Con diversas acepciones y justificaciones, con respaldos públicos de variada naturaleza, han comenzado hace décadas los intentos de pensar el futuro de otro modo y construir su andamiaje. La economía solidaria, la jerarquización de lo local, los llamados desde los problemas ambientales, son facetas que en algún punto han de converger. Pero falta fuerza abarcadora en los conceptos. Muchas veces suena a parche, a retoque menor de aquello que sabemos no funciona.

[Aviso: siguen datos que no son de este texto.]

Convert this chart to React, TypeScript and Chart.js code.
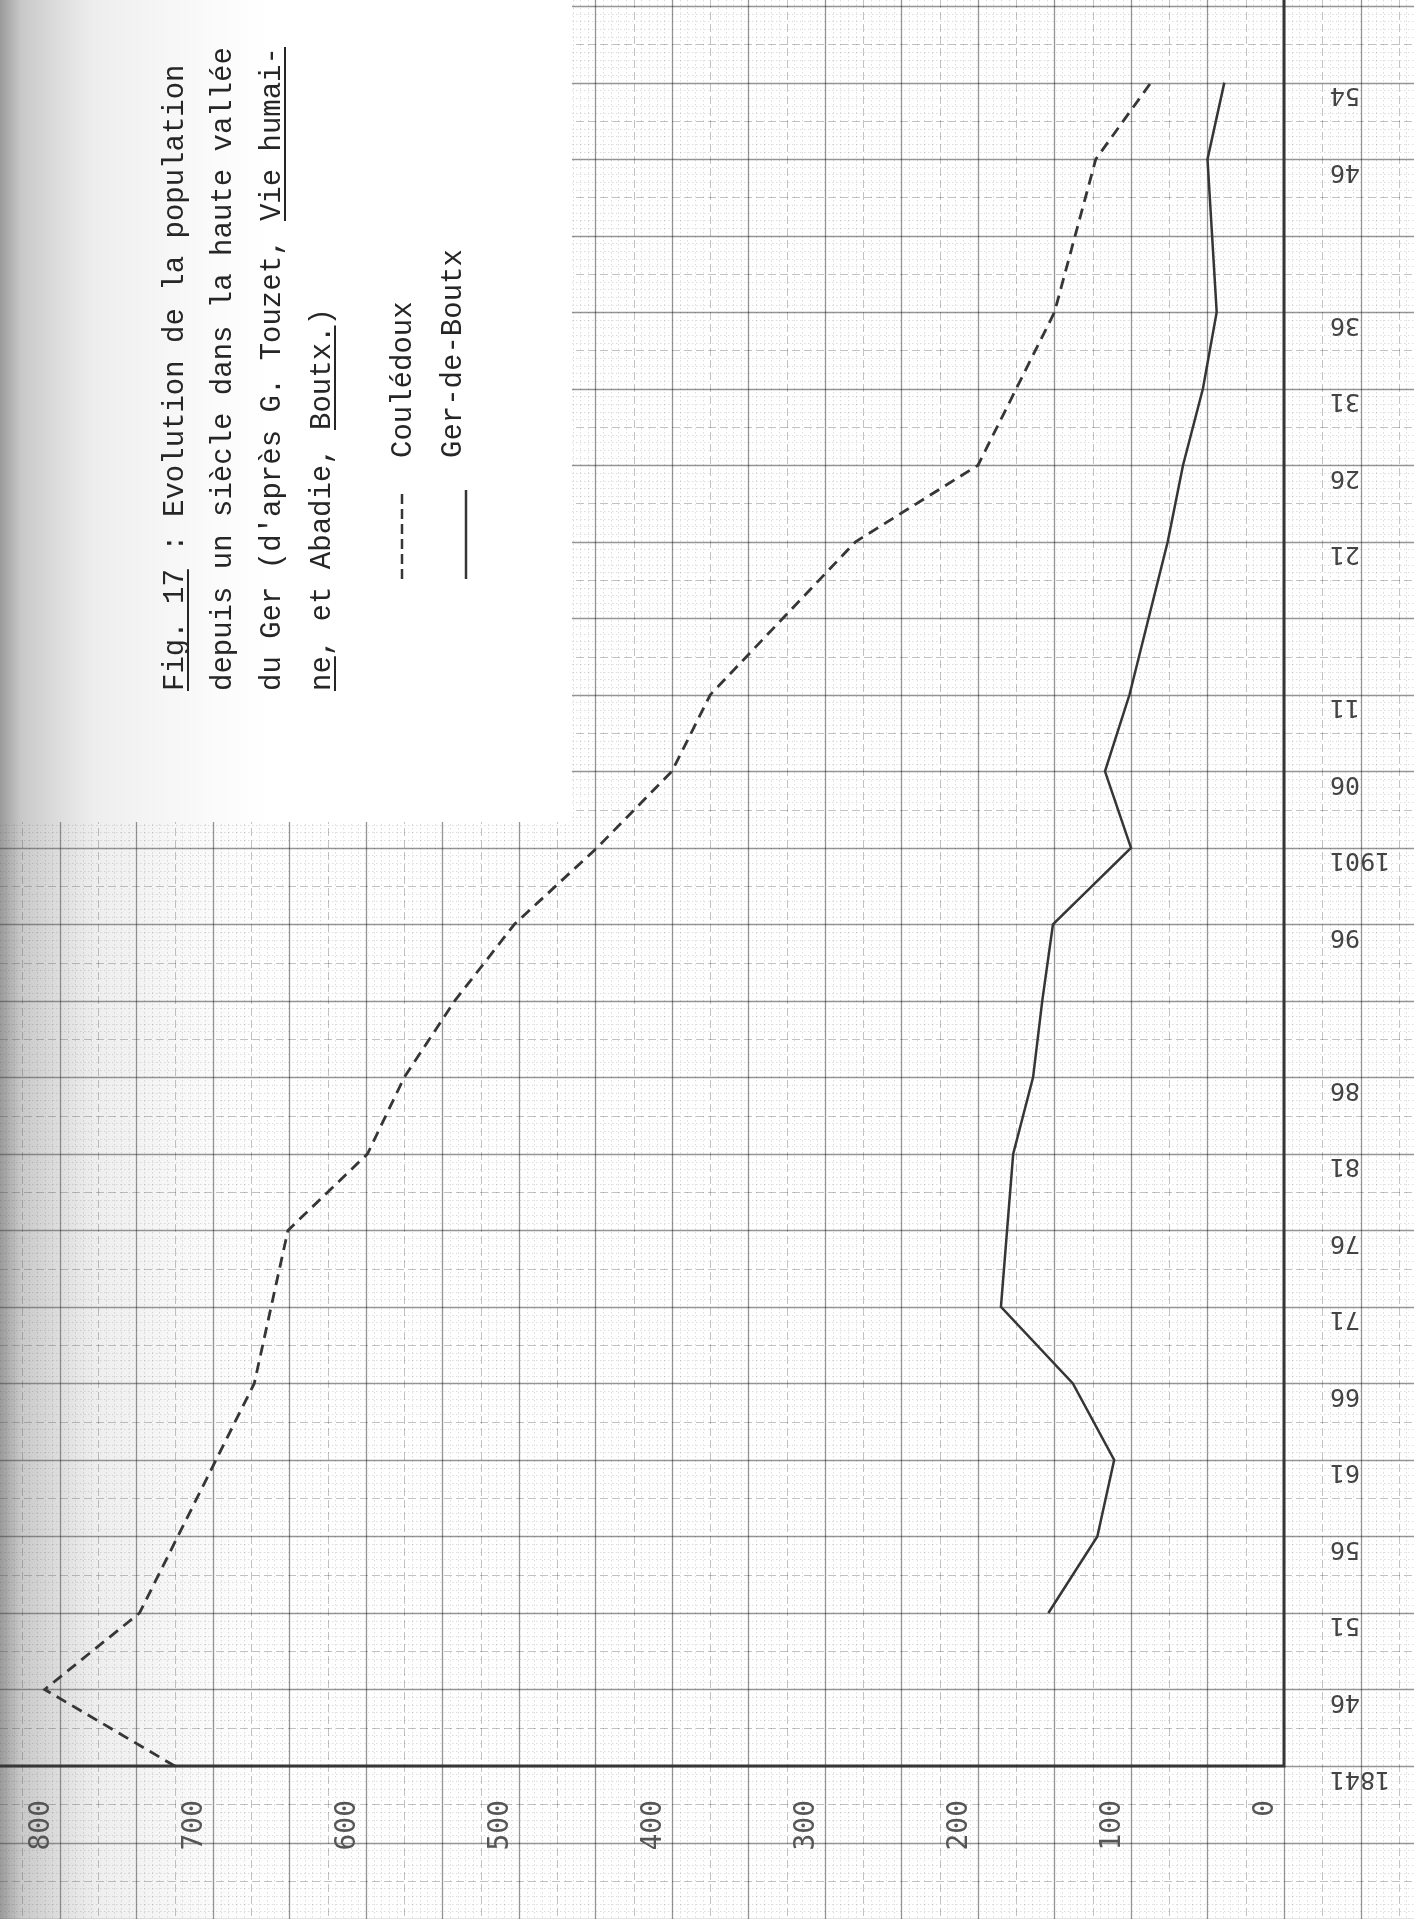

En LA Argentina, comienza a discutirse –con el estímulo de una posible política oficial sobre el tema– la organización de ámbitos de la producción cooperativos privados, que tengan por función objetiva y concreta la atención de necesidades comunitarias, en términos prioritarios, frente a la búsqueda del lucro. Esto es: más allá de las habituales pujas sobre la distribución del ingreso, plantear en profundidad formas nuevas de generación de los bienes y servicios necesarios, que crezcan en paralelo a lo vigente.

La economía popular –así la llamamos– tiene por delante no sólo un largo camino, sino importantes conflictos conceptuales para diferenciarse del asistencialismo –con el que no debiera confundirse en lo más mínimo– y para instalarse en la propia mente de los actores económicos concretos. Éstos priorizan el lucro o el pedido de subsidio, pero no tienen frente a sí el desafío de asegurar los alimentos o la vivienda o la energía fotovoltaica de una comunidad, como tarea digna que se garantice que será retribuida. Una organización productiva construida desde el pueblo, sin dependencia de corporaciones y al servicio de ese mismo pueblo, es una meta que pocos países tienen en su agenda prioritaria. Ecuador, Bolivia o la convulsionada Venezuela, tienen el tema en variado grado de elaboración. Los dos primeros países tienen la suerte de poder inspirarse en historias propias de las comunidades indígenas, que sus gobiernos las han hecho propias. Ojalá Argentina se sume al espacio, para aprender y para ayudar al mundo a salir de un marasmo insoportable.